Under the careful investigation of the panel and other agencies, faulty batteries that got overheated due to the usage of low-grade materials were found to be the reason for EV fires.
This discovery led to a new spark of heated discussions that questioned the safety of Indian consumers in using these vehicles.
Questioning several aspects of the country’s electric two-wheeler manufacturing process with how EV start-ups are making battery packs since all units are subject to be tested under India’s own Automotive Industry Standards (AIS) set by the Automotive Research Association of India (ARAI), the fire incident revealed some fatal flaws in the implementation level of the Battery Safety Standards in India.
However, before taking a look at the Battery Safety Standards in India in detail, let us check out some of the basic facts and history of ARAI and its significance for EVs in India.
It all Begins with…
What is ARAI?
Known as ARAI or Automotive Research Association of India, this governing body was established in 1966 as one of the leading automotive Research and Development organizations of India established under the direction of the Automotive Industry with the Government of India.
Being an autonomous body affiliated with the Ministry of Heavy Industries, Government of India, the organization has a crucial role in assuring safe, less polluting, more efficient, and reliable vehicles.
Also known as one of the prime Testing and Certification agencies that has been notified by the Government of India under Rule 126 of Central Motor Vehicle Rules, 1989, ARAI’s mission is to create and implement a safe, sustainable, and SMART Mobility Solutions.
Functions of ARAI
- Checks Battery Performance and Safety Testing
- Tests Vehicle Performance and Homologation as per CMVR on Chassis Dynamometer and Test Tracks
- Provides Charger Testing and Certification
- Electric Vehicle Development
- Electric Motor Characterization
- Gives Rechargeable Energy Storage System (REESS) Evaluation using CAE
- Checks the four poster durability of Electric Vehicle in Climatic Chamber for structural adequacy, etc.
Battery Safety Standards in India – Formulated under ARAI
Before stating some of the most common Battery Safety Standards in India, we must have an understanding of the type of categories these standards apply to.
M Category- Motor Vehicles with at least four wheels that are used for carrying passengers.
N Category- Motor Vehicles with at least four wheels and are used for carrying goods and people.
L Category- Motor Vehicles with less than four wheels and quadricycle.
Finally arriving at the few Battery Safety Standards in India, the list includes,
AIS-038 – Construction and Functional Safety Requirements
According to this Battery Safety Standard in India, the requirements of a vehicle with regards to specific requirements for the electric power train and requirements of a vehicle Rechargeable Electrical Energy Storage System concerning its safety is checked.
AIS-039 – Measurement of Electrical Energy Consumption
This standard helps in measuring the consumption of electric energy by electric vehicles.

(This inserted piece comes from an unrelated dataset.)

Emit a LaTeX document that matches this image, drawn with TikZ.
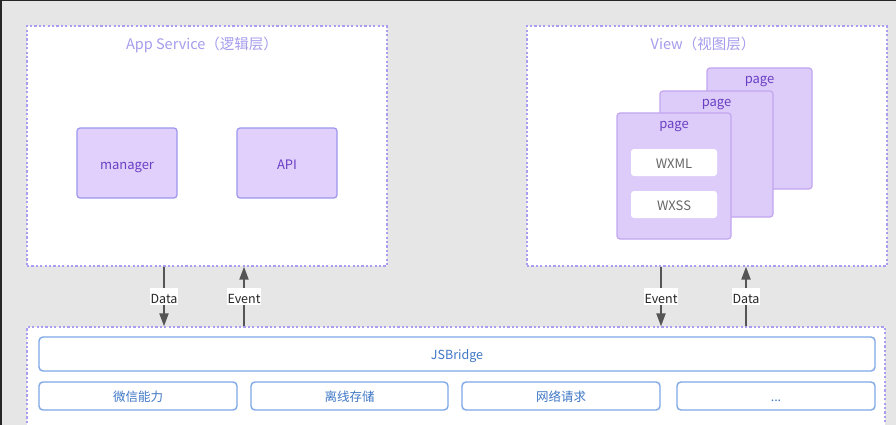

AIS-040 – Method of Measuring the Range.
This standard helps in testing the range for the electric vehicles
AIS-041 – Measurement of Net Power and The Maximum 30 Minute Power.
This ARAI standard helps in the measurement of the net power of the electric vehicle and also explains the working and benefits of the maximum 30-minute power.
AIS-049 – CMVR Type Approval for Electric Power Train Vehicles.
According to this standard, grade-ability for electric vehicles is tested.
AIS-156 – Battery and Vehicles Safety
This Battery Safety Standard in India consists of a variety of torture tests, that are specifically designed to gauge the robustness of the battery or the Rechargeable Electric Energy Storage System (or REESS as mentioned in the document published by ARAI detailing the AIS-156 procedures).
Other than these Battery Safety Standards in India, ARAI has also specified some other standards for EVSE, charging standards, and Hybrid vehicles AIS123 Part1, Part2, and Part3, AIS138 Part1, Part2 / IS 17017 and AIS131 among others.
Recent Updates on Battery Safety Standards in India
Impacting the L category vehicles, a new amendment was issued under the recommendations of the expert committee report and the MoRTH issued an amendment to Battery Safety Standards in India for AIS 156- Specific requirements for motor vehicles of the L category with the electric power train.
Another amendment was made in AIS 038 Rev. 2 – Specific requirements for Electric Power Train of motor vehicles of M category and N category.
These amendments were issued after the retrospections of the recent EV fire incidents and would be in effect from October 1, 2022.